→ Written task: Working from the top of the listing below, retype each line through the line containing "color=GREY, fontsize=14.4, labelpad=18)", both included, with no pictures.

→ Information shown:
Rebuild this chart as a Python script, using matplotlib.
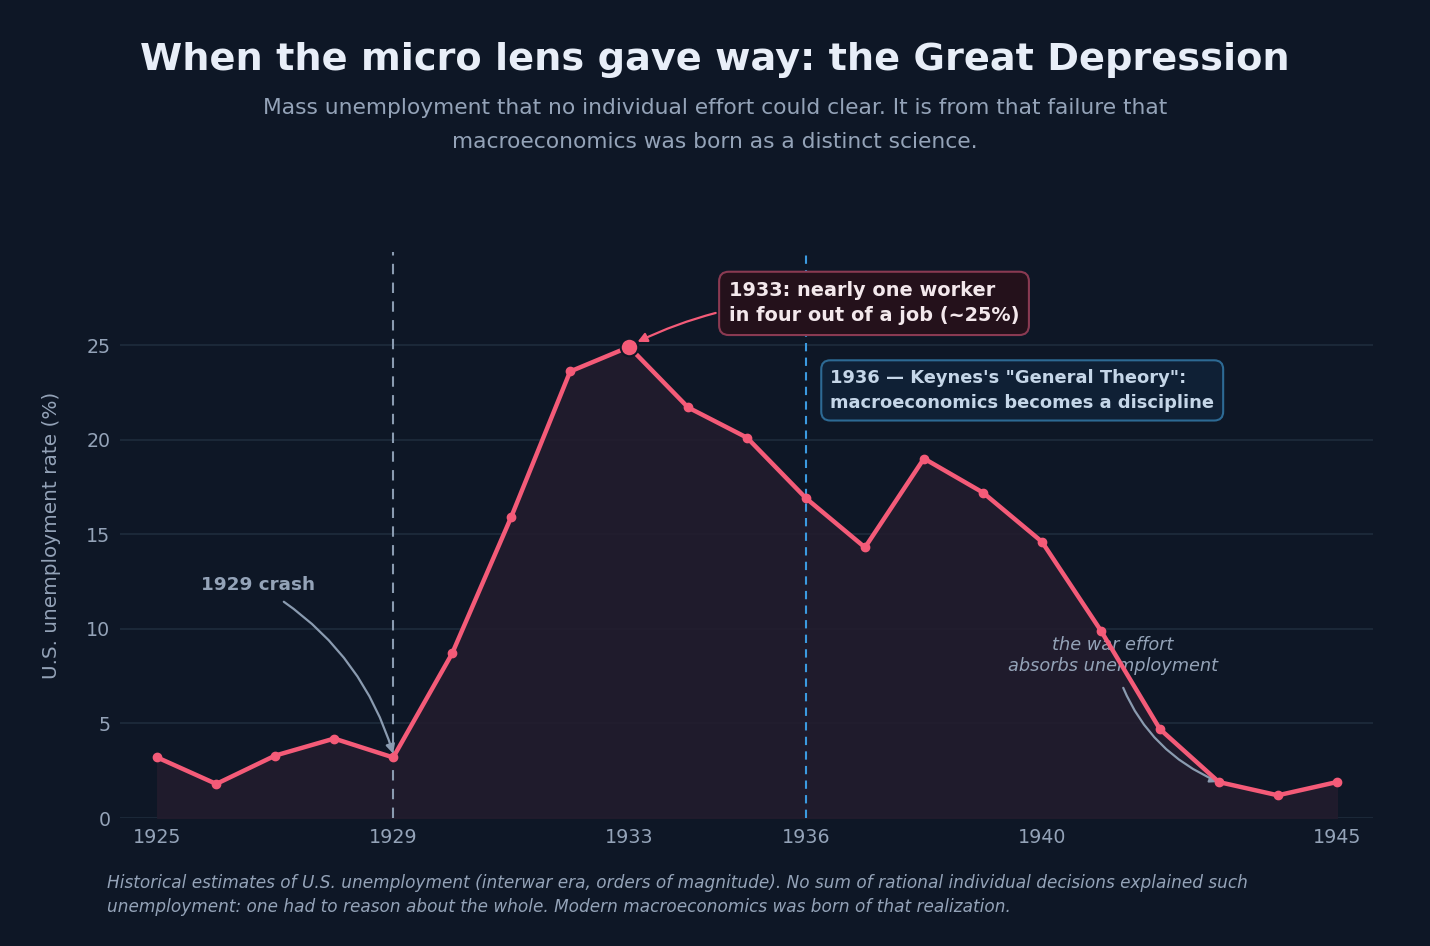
import matplotlib
matplotlib.use("Agg")
import matplotlib.pyplot as plt

plt.rcParams['font.family'] = ['DejaVu Sans']

# datos (lectura aproximada del grafico)
years = [1925, 1926, 1927, 1928, 1929, 1930, 1931, 1932, 1933, 1934, 1935,
         1936, 1937, 1938, 1939, 1940, 1941, 1942, 1943, 1944, 1945]
unemp = [3.2, 1.8, 3.3, 4.2, 3.2, 8.7, 15.9, 23.6, 24.9, 21.7, 20.1,
         16.9, 14.3, 19.0, 17.2, 14.6, 9.9, 4.7, 1.9, 1.2, 1.9]
xticks = [1925, 1929, 1933, 1936, 1940, 1945]
yticks = [0, 5, 10, 15, 20, 25]

BG = "#0e1726"
PINK = "#f45b78"
GREY = "#94a3b8"

fig = plt.figure(figsize=(14.3, 9.46), dpi=100, facecolor=BG)
ax = fig.add_axes([0.084, 0.1353, 0.876, 0.598], facecolor=BG)

ax.fill_between(years, unemp, 0, color="#221c2d", alpha=0.9, zorder=1)
ax.plot(years, unemp, color=PINK, lw=3.2, marker="o", ms=6, zorder=4)
ax.scatter([1933], [24.9], s=160, color=PINK, edgecolor=BG, lw=1.5, zorder=5)

ax.axvline(1929, color="#8a9bb0", ls=(0, (5, 4)), lw=1.5, zorder=2)
ax.axvline(1936, color="#3b9ae0", ls=(0, (4, 3)), lw=1.5, zorder=2)

ax.set_xlim(1924.37, 1945.61)
ax.set_ylim(0, 29.9)
ax.set_xticks(xticks)
ax.set_yticks(yticks)
ax.grid(axis="y", color="#1b2838", lw=1.5, zorder=0)
ax.set_axisbelow(True)
for s in ax.spines.values():
    s.set_visible(False)
ax.tick_params(colors=GREY, labelsize=13.7, length=0, pad=7)
ax.set_ylabel("U.S. unemployment rate (%)", color=GREY, fontsize=14.4, labelpad=18)

# anotaciones
ax.annotate("1933: nearly one worker\nin four out of a job (~25%)",
            xy=(1933.1, 25.1), xytext=(1934.69, 27.2),
            color="#f3e8ec", fontsize=13.9, fontweight="bold", va="center", ha="left",
            linespacing=1.4,
            bbox=dict(boxstyle="round,pad=0.5", fc="#24111b", ec="#8a3a52", lw=1.5),
            arrowprops=dict(arrowstyle="-|>", color=PINK, lw=1.6,
                            connectionstyle="arc3,rad=0.15", shrinkA=2, shrinkB=2),
            zorder=6)
ax.text(1936.41, 22.6, "1936 — Keynes's \"General Theory\":\nmacroeconomics becomes a discipline",
        color="#c5d6e8", fontsize=12.9, fontweight="bold", va="center", ha="left",
        linespacing=1.45,
        bbox=dict(boxstyle="round,pad=0.5", fc="#0f2035", ec="#2d6a94", lw=1.5), zorder=6)

ax.annotate("1929 crash", xy=(1929, 3.4), xytext=(1926.7, 12.3),
            color=GREY, fontsize=13.2, fontweight="bold", ha="center", va="center",
            arrowprops=dict(arrowstyle="-|>", color="#8a9bb0", lw=1.6,
                            connectionstyle="arc3,rad=-0.2", shrinkA=6, shrinkB=0))
ax.annotate("the war effort\nabsorbs unemployment", xy=(1943.0, 1.9), xytext=(1941.2, 8.6),
            color=GREY, fontsize=12.8, style="italic", ha="center", va="center",
            arrowprops=dict(arrowstyle="-|>", color="#8a9bb0", lw=1.6,
                            connectionstyle="arc3,rad=0.25", shrinkA=8, shrinkB=0))

fig.text(0.5, 0.937, "When the micro lens gave way: the Great Depression",
         color="#e8eef8", fontsize=27.5, fontweight="bold", ha="center", va="center")
fig.text(0.5, 0.868, "Mass unemployment that no individual effort could clear. It is from that failure that\n"
         "macroeconomics was born as a distinct science.",
         color=GREY, fontsize=15.7, ha="center", va="center", linespacing=1.85)
fig.text(0.075, 0.054, "Historical estimates of U.S. unemployment (interwar era, orders of magnitude). No sum of rational individual decisions explained such\n"
         "unemployment: one had to reason about the whole. Modern macroeconomics was born of that realization.",
         color=GREY, fontsize=12.2, style="italic", ha="left", va="center", linespacing=1.46)

fig.savefig("out.png", dpi=100, facecolor=BG)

→ Response to the exercise:
Rebuild this chart as a Python script, using matplotlib.
import matplotlib
matplotlib.use("Agg")
import matplotlib.pyplot as plt

plt.rcParams['font.family'] = ['DejaVu Sans']

# datos (lectura aproximada del grafico)
years = [1925, 1926, 1927, 1928, 1929, 1930, 1931, 1932, 1933, 1934, 1935,
         1936, 1937, 1938, 1939, 1940, 1941, 1942, 1943, 1944, 1945]
unemp = [3.2, 1.8, 3.3, 4.2, 3.2, 8.7, 15.9, 23.6, 24.9, 21.7, 20.1,
         16.9, 14.3, 19.0, 17.2, 14.6, 9.9, 4.7, 1.9, 1.2, 1.9]
xticks = [1925, 1929, 1933, 1936, 1940, 1945]
yticks = [0, 5, 10, 15, 20, 25]

BG = "#0e1726"
PINK = "#f45b78"
GREY = "#94a3b8"

fig = plt.figure(figsize=(14.3, 9.46), dpi=100, facecolor=BG)
ax = fig.add_axes([0.084, 0.1353, 0.876, 0.598], facecolor=BG)

ax.fill_between(years, unemp, 0, color="#221c2d", alpha=0.9, zorder=1)
ax.plot(years, unemp, color=PINK, lw=3.2, marker="o", ms=6, zorder=4)
ax.scatter([1933], [24.9], s=160, color=PINK, edgecolor=BG, lw=1.5, zorder=5)

ax.axvline(1929, color="#8a9bb0", ls=(0, (5, 4)), lw=1.5, zorder=2)
ax.axvline(1936, color="#3b9ae0", ls=(0, (4, 3)), lw=1.5, zorder=2)

ax.set_xlim(1924.37, 1945.61)
ax.set_ylim(0, 29.9)
ax.set_xticks(xticks)
ax.set_yticks(yticks)
ax.grid(axis="y", color="#1b2838", lw=1.5, zorder=0)
ax.set_axisbelow(True)
for s in ax.spines.values():
    s.set_visible(False)
ax.tick_params(colors=GREY, labelsize=13.7, length=0, pad=7)
ax.set_ylabel("U.S. unemployment rate (%)", color=GREY, fontsize=14.4, labelpad=18)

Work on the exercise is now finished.